In an attempt to bring experimental conditions closer to those needed for a compact spherical tokamak-based fusion neutron source that could be used as a driver in a hybrid fusion-fission reactor, the Ioffe team completely redesigned the facility with the first full scale Globus-M2 experimental campaign beginning in 2019.

The campaign focused on three areas for improvement: energy confinement; fast ion confinement and lower hybrid current drive (LHCD); and higher outputs of both the magnetic field and the plasma current.

The team generated an additional electric current that pulses within the plasma confined in the tokamak, using lower hybrid waves, making the tokamak able to handle longer pulses of energy. “The upgraded Globus-M2 shows a more reliable LHCD, and this was the first time a spherical tokamak achieved this with the toroidal wave slowing down,” he said.

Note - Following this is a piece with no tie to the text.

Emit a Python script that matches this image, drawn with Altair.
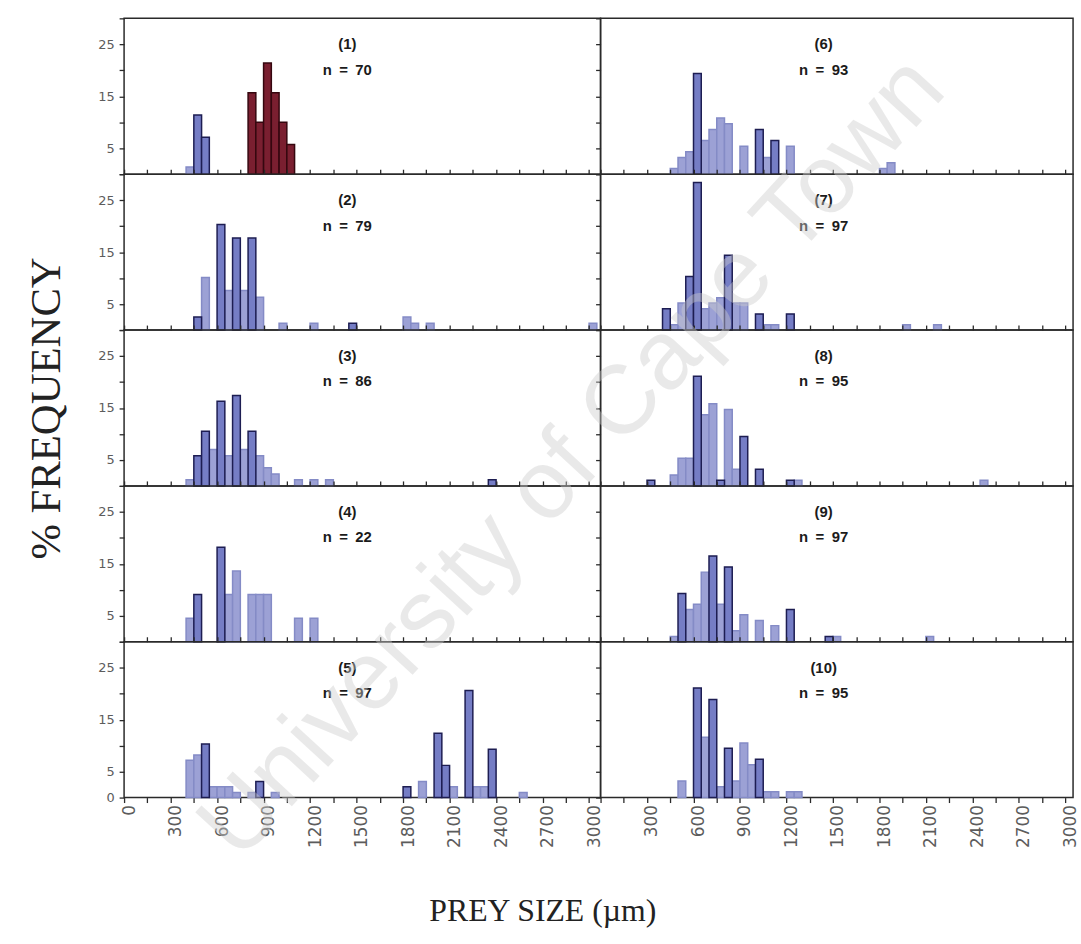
import altair as alt
import pandas as pd

CLASS_WIDTH = 50  # width of each prey size class, µm

PANEL_IDS = ["(1)", "(2)", "(3)", "(4)", "(5)", "(6)", "(7)", "(8)", "(9)", "(10)"]
SAMPLE_N = [70, 79, 86, 22, 97, 93, 97, 95, 97, 95]

# Lower bound of each size class (µm), % frequency, and the series each bar belongs to
S1_SIZE = [400, 450, 500, 800, 850, 900, 950, 1000, 1050]
S1_PCT = [1.4, 11.4, 7.1, 15.7, 10.0, 21.4, 15.7, 10.0, 5.7]
S1_SERIES = ["B", "A", "A", "C", "C", "C", "C", "C", "C"]

S2_SIZE = [450, 500, 600, 650, 700, 750, 800, 850, 1000, 1200, 1450, 1800, 1850, 1950, 3000]
S2_PCT = [2.5, 10.1, 20.3, 7.6, 17.7, 7.6, 17.7, 6.3, 1.3, 1.3, 1.3, 2.5, 1.3, 1.3, 1.3]
S2_SERIES = ["A", "B", "A", "B", "A", "B", "A", "B", "B", "B", "A", "B", "B", "B", "B"]

S3_SIZE = [400, 450, 500, 550, 600, 650, 700, 750, 800, 850, 900, 950, 1100, 1200, 1300, 2350]
S3_PCT = [1.2, 5.8, 10.5, 7.0, 16.3, 5.8, 17.4, 7.0, 10.5, 5.8, 3.5, 2.3, 1.2, 1.2, 1.2, 1.2]
S3_SERIES = ["B", "A", "A", "B", "A", "B", "A", "B", "A", "B", "B", "B", "B", "B", "B", "A"]

S4_SIZE = [400, 450, 600, 650, 700, 800, 850, 900, 1100, 1200]
S4_PCT = [4.5, 9.1, 18.2, 9.1, 13.6, 9.1, 9.1, 9.1, 4.5, 4.5]
S4_SERIES = ["B", "A", "A", "B", "B", "B", "B", "B", "B", "B"]

S5_SIZE = [400, 450, 500, 550, 600, 650, 700, 800, 850, 950,
           1800, 1900, 2000, 2050, 2100, 2200, 2250, 2300, 2350, 2550]
S5_PCT = [7.2, 8.2, 10.3, 2.1, 2.1, 2.1, 1.0, 1.0, 3.1, 1.0,
          2.1, 3.1, 12.4, 6.2, 2.1, 20.6, 2.1, 2.1, 9.3, 1.0]
S5_SERIES = ["B", "B", "A", "B", "B", "B", "B", "B", "A", "B",
             "A", "B", "A", "A", "B", "A", "B", "B", "A", "B"]

S6_SIZE = [450, 500, 550, 600, 650, 700, 750, 800, 900, 1000, 1050, 1100, 1200, 1800, 1850]
S6_PCT = [1.1, 3.2, 4.3, 19.4, 6.5, 8.6, 10.8, 9.7, 5.4, 8.6, 3.2, 6.5, 5.4, 1.1, 2.2]
S6_SERIES = ["B", "B", "B", "A", "B", "B", "B", "B", "B", "A", "B", "A", "B", "B", "B"]

S7_SIZE = [400, 450, 500, 550, 600, 650, 700, 750, 800, 850, 900, 1000, 1050, 1100, 1200, 1950, 2150]
S7_PCT = [4.1, 1.0, 5.2, 10.3, 28.4, 4.1, 5.2, 6.2, 14.4, 5.2, 5.2, 3.1, 1.0, 1.0, 3.1, 1.0, 1.0]
S7_SERIES = ["A", "B", "B", "A", "A", "B", "B", "B", "A", "B", "B", "A", "B", "B", "A", "B", "B"]

S8_SIZE = [300, 450, 500, 550, 600, 650, 700, 750, 800, 850, 900, 1000, 1200, 1250, 2450]
S8_PCT = [1.1, 2.1, 5.3, 5.3, 21.1, 13.7, 15.8, 1.1, 14.7, 3.2, 9.5, 3.2, 1.1, 1.1, 1.1]
S8_SERIES = ["A", "B", "B", "B", "A", "B", "B", "A", "B", "B", "A", "A", "A", "B", "B"]

S9_SIZE = [450, 500, 550, 600, 650, 700, 750, 800, 850, 900, 1000, 1100, 1200, 1450, 1500, 2100]
S9_PCT = [1.0, 9.3, 6.2, 7.2, 13.4, 16.5, 7.2, 14.4, 2.1, 5.2, 4.1, 3.1, 6.2, 1.0, 1.0, 1.0]
S9_SERIES = ["B", "A", "B", "B", "B", "A", "B", "A", "B", "B", "B", "B", "A", "A", "B", "B"]

S10_SIZE = [500, 600, 650, 700, 750, 800, 850, 900, 950, 1000, 1050, 1100, 1200, 1250]
S10_PCT = [3.2, 21.1, 11.6, 18.9, 2.1, 9.5, 3.2, 10.5, 6.3, 7.4, 1.1, 1.1, 1.1, 1.1]
S10_SERIES = ["B", "A", "B", "A", "B", "A", "B", "B", "B", "A", "B", "B", "B", "B"]

SIZES = [S1_SIZE, S2_SIZE, S3_SIZE, S4_SIZE, S5_SIZE, S6_SIZE, S7_SIZE, S8_SIZE, S9_SIZE, S10_SIZE]
PCTS = [S1_PCT, S2_PCT, S3_PCT, S4_PCT, S5_PCT, S6_PCT, S7_PCT, S8_PCT, S9_PCT, S10_PCT]
SERIES = [S1_SERIES, S2_SERIES, S3_SERIES, S4_SERIES, S5_SERIES,
          S6_SERIES, S7_SERIES, S8_SERIES, S9_SERIES, S10_SERIES]

# Panel geometry and styling
X_MAX = [3074, 3050]
Y_MAX = 30
PANEL_W = [480, 476]
PANEL_H = 157
X_TICKS = list(range(0, 3001, 150))
Y_TICKS = list(range(0, 31, 5))
LABEL_X = 1440
LABEL_Y = [25.0, 20.1]
GAP = "\u2002"  # wider space around the equals sign

SERIES_ORDER = ["B", "A", "C"]
FILL_RANGE = ["#9ca1d5", "#757dc5", "#7a1f30"]
STROKE_RANGE = ["#848bc6", "#1d1d52", "#35070f"]

INK = "#2a2a2a"
TICK_LABEL = "#5c5c5c"


def panel(k):
    col = k // 5
    row = k % 5
    df = pd.DataFrame({"lo": SIZES[k], "pct": PCTS[k], "series": SERIES[k]})
    df["hi"] = df["lo"] + CLASS_WIDTH
    df["rank"] = df["series"].map({s: i for i, s in enumerate(SERIES_ORDER)})
    df = df.sort_values(["rank", "lo"]).reset_index(drop=True)

    xscale = alt.Scale(domain=[0, X_MAX[col]], nice=False, zero=False)
    yscale = alt.Scale(domain=[0, Y_MAX], nice=False)

    if row == 4:
        keep = "datum.value % 300 === 0" + (" && datum.value > 0" if col == 1 else "")
        x_axis = alt.Axis(
            orient="bottom", values=X_TICKS, labelExpr=f"{keep} ? '' + datum.value : ''",
            labelAngle=270, labelFontSize=17, labelPadding=2, labelOffset=5, tickSize=5,
            labelOverlap=False, labelFlush=False, domain=False, title=None,
        )
    else:
        x_axis = None

    if col == 0:
        shown = "[0, 5, 15, 25]" if row == 4 else "[5, 15, 25]"
        y_axis = alt.Axis(
            orient="left", values=Y_TICKS,
            labelExpr=f"indexof({shown}, datum.value) >= 0 ? '' + datum.value : ''",
            labelFontSize=13, labelPadding=5, tickSize=5, labelOverlap=False,
            labelFlush=False, domain=False,
            title="% FREQUENCY" if row == 2 else None,
            titleFont="Liberation Serif", titleFontSize=43, titleFontWeight="normal",
            titleColor="#222222", titlePadding=30,
        )
    else:
        y_axis = alt.Axis(orient="left", values=Y_TICKS, labels=False, tickSize=5,
                          domain=False, title=None)

    bars = alt.Chart(df).mark_rect(strokeWidth=1.5).encode(
        x=alt.X("lo:Q", scale=xscale, axis=x_axis),
        x2="hi:Q",
        y=alt.Y("pct:Q", scale=yscale, axis=y_axis),
        y2=alt.datum(0),
        fill=alt.Fill("series:N", scale=alt.Scale(domain=SERIES_ORDER, range=FILL_RANGE), legend=None),
        stroke=alt.Stroke("series:N", scale=alt.Scale(domain=SERIES_ORDER, range=STROKE_RANGE), legend=None),
        order=alt.Order("rank:Q"),
    )

    top_axis = None
    if row > 0:
        top_axis = alt.Axis(orient="top", values=X_TICKS, labels=False, tickSize=5,
                            domain=False, title=None)
    lab = pd.DataFrame({
        "label": [PANEL_IDS[k], f"n{GAP}={GAP}{SAMPLE_N[k]}"],
        "xpos": [LABEL_X, LABEL_X],
        "ypos": LABEL_Y,
    })
    labels = alt.Chart(lab).mark_text(
        font="Liberation Sans", fontWeight="bold", fontSize=15, color="#1b1b1b",
        align="center", baseline="middle",
    ).encode(
        x=alt.X("xpos:Q", scale=xscale, axis=top_axis),
        y=alt.Y("ypos:Q", scale=yscale, axis=None),
        text="label:N",
    )

    layers = [bars, labels]
    if k == 9:
        mark = alt.Chart(pd.DataFrame({"w": ["University of Cape Town"]})).mark_text(
            font="Liberation Sans", fontSize=98, angle=312.6, color="#cdcdcd",
            opacity=0.42, align="center", baseline="middle",
        ).encode(text="w:N", x=alt.value(-28), y=alt.value(-185))
        layers.append(mark)

    return (
        alt.layer(*layers)
        .resolve_axis(x="independent", y="independent")
        .properties(width=PANEL_W[col], height=PANEL_H)
    )


order = []
for r in range(5):
    order += [r, r + 5]

chart = (
    alt.concat(*[panel(k) for k in order], columns=2, spacing=0, bounds="flush")
    .properties(
        title=alt.TitleParams(
            "PREY SIZE (µm)", orient="bottom", anchor="middle",
            font="Liberation Serif", fontSize=32, fontWeight="normal",
            color="#222222", dx=-9, offset=19,
        ),
        padding={"left": 24, "right": 2, "top": 8, "bottom": 10},
        background="white",
    )
    .configure_view(stroke=INK, strokeWidth=1.5)
    .configure_axis(
        grid=False, tickColor=INK, tickWidth=1.3, labelFont="DejaVu Sans",
        labelColor=TICK_LABEL,
    )
)

chart.save("out.html", embed_options={"renderer": "svg", "actions": False})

Compared with the Globus-M, the -M2 showed longer energy confinement time by around 270%, reduced fast ion losses, and generated a toroidal magnetic field that reached 0.83 Tesla – improving on Globus-M’s 0.5 Tesla. It also significantly increased both the plasma current generated – to 0.4 MA, and the plasma total stored energy – more than 7kJ, compared to its predecessor.

The Globus-M and now -M2 are primarily for scientific research and technology demonstration. They show the potential for spherical tokamaks to generate hybrid fusion-fission nuclear power.

“No other tokamak has this size, aspect ratio and plasma current, so the data from the Globus-M2 tokamak is critical to inform future science based on understanding how these devices operate in the real world,” says Bakharev.